§ **Requirements**: Your task is to restate the data word for word.

§ **Collected data**:
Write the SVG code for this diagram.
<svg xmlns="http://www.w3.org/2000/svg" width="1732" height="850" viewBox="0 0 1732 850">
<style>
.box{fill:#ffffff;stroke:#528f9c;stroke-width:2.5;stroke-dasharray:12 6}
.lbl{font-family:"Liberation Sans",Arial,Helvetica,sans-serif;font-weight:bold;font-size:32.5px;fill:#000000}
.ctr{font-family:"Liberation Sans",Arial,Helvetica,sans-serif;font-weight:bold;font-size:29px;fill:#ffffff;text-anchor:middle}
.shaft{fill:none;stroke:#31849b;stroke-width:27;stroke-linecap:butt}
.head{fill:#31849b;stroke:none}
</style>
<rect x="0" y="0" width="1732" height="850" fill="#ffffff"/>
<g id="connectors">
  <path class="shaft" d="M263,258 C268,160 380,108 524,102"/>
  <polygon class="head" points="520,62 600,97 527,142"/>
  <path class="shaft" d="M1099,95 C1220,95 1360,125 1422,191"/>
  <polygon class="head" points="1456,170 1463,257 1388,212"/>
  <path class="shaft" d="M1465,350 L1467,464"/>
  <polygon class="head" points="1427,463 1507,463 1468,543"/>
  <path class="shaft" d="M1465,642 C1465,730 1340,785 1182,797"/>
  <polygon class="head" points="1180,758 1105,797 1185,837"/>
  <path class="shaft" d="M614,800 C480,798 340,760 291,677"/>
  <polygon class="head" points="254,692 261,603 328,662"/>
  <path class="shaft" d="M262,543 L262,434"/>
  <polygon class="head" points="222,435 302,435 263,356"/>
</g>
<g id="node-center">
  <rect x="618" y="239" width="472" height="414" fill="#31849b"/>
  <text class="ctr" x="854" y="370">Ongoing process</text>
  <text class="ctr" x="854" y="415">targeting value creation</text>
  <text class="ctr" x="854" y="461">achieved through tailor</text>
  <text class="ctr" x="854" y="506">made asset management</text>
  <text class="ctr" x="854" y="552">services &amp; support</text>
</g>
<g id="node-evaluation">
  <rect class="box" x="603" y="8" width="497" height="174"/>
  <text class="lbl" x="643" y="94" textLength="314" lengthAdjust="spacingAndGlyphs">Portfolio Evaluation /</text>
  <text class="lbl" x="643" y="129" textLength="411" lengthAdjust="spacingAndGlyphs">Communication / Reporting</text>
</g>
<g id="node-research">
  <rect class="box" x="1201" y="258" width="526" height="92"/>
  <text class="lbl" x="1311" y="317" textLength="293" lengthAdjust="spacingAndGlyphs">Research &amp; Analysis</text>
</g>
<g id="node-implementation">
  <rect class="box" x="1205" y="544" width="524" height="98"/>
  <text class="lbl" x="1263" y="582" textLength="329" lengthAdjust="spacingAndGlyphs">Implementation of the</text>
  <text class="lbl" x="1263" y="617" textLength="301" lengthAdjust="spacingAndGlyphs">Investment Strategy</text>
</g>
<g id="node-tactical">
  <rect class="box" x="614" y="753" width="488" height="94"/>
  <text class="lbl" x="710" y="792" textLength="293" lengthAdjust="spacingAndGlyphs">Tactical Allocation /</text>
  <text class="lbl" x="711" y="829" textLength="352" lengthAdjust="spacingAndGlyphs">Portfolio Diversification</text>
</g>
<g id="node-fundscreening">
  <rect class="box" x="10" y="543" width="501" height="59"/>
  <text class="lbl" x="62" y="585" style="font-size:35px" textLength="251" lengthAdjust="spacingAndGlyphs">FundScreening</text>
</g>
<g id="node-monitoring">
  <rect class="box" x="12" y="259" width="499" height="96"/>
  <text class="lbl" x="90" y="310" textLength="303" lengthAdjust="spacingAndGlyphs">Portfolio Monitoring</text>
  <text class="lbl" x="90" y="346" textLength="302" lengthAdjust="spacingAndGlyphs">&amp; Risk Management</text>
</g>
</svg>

§ **Exercise response**:
Write the SVG code for this diagram.
<svg xmlns="http://www.w3.org/2000/svg" width="1732" height="850" viewBox="0 0 1732 850">
<style>
.box{fill:#ffffff;stroke:#528f9c;stroke-width:2.5;stroke-dasharray:12 6}
.lbl{font-family:"Liberation Sans",Arial,Helvetica,sans-serif;font-weight:bold;font-size:32.5px;fill:#000000}
.ctr{font-family:"Liberation Sans",Arial,Helvetica,sans-serif;font-weight:bold;font-size:29px;fill:#ffffff;text-anchor:middle}
.shaft{fill:none;stroke:#31849b;stroke-width:27;stroke-linecap:butt}
.head{fill:#31849b;stroke:none}
</style>
<rect x="0" y="0" width="1732" height="850" fill="#ffffff"/>
<g id="connectors">
  <path class="shaft" d="M263,258 C268,160 380,108 524,102"/>
  <polygon class="head" points="520,62 600,97 527,142"/>
  <path class="shaft" d="M1099,95 C1220,95 1360,125 1422,191"/>
  <polygon class="head" points="1456,170 1463,257 1388,212"/>
  <path class="shaft" d="M1465,350 L1467,464"/>
  <polygon class="head" points="1427,463 1507,463 1468,543"/>
  <path class="shaft" d="M1465,642 C1465,730 1340,785 1182,797"/>
  <polygon class="head" points="1180,758 1105,797 1185,837"/>
  <path class="shaft" d="M614,800 C480,798 340,760 291,677"/>
  <polygon class="head" points="254,692 261,603 328,662"/>
  <path class="shaft" d="M262,543 L262,434"/>
  <polygon class="head" points="222,435 302,435 263,356"/>
</g>
<g id="node-center">
  <rect x="618" y="239" width="472" height="414" fill="#31849b"/>
  <text class="ctr" x="854" y="370">Ongoing process</text>
  <text class="ctr" x="854" y="415">targeting value creation</text>
  <text class="ctr" x="854" y="461">achieved through tailor</text>
  <text class="ctr" x="854" y="506">made asset management</text>
  <text class="ctr" x="854" y="552">services &amp; support</text>
</g>
<g id="node-evaluation">
  <rect class="box" x="603" y="8" width="497" height="174"/>
  <text class="lbl" x="643" y="94" textLength="314" lengthAdjust="spacingAndGlyphs">Portfolio Evaluation /</text>
  <text class="lbl" x="643" y="129" textLength="411" lengthAdjust="spacingAndGlyphs">Communication / Reporting</text>
</g>
<g id="node-research">
  <rect class="box" x="1201" y="258" width="526" height="92"/>
  <text class="lbl" x="1311" y="317" textLength="293" lengthAdjust="spacingAndGlyphs">Research &amp; Analysis</text>
</g>
<g id="node-implementation">
  <rect class="box" x="1205" y="544" width="524" height="98"/>
  <text class="lbl" x="1263" y="582" textLength="329" lengthAdjust="spacingAndGlyphs">Implementation of the</text>
  <text class="lbl" x="1263" y="617" textLength="301" lengthAdjust="spacingAndGlyphs">Investment Strategy</text>
</g>
<g id="node-tactical">
  <rect class="box" x="614" y="753" width="488" height="94"/>
  <text class="lbl" x="710" y="792" textLength="293" lengthAdjust="spacingAndGlyphs">Tactical Allocation /</text>
  <text class="lbl" x="711" y="829" textLength="352" lengthAdjust="spacingAndGlyphs">Portfolio Diversification</text>
</g>
<g id="node-fundscreening">
  <rect class="box" x="10" y="543" width="501" height="59"/>
  <text class="lbl" x="62" y="585" style="font-size:35px" textLength="251" lengthAdjust="spacingAndGlyphs">FundScreening</text>
</g>
<g id="node-monitoring">
  <rect class="box" x="12" y="259" width="499" height="96"/>
  <text class="lbl" x="90" y="310" textLength="303" lengthAdjust="spacingAndGlyphs">Portfolio Monitoring</text>
  <text class="lbl" x="90" y="346" textLength="302" lengthAdjust="spacingAndGlyphs">&amp; Risk Management</text>
</g>
</svg>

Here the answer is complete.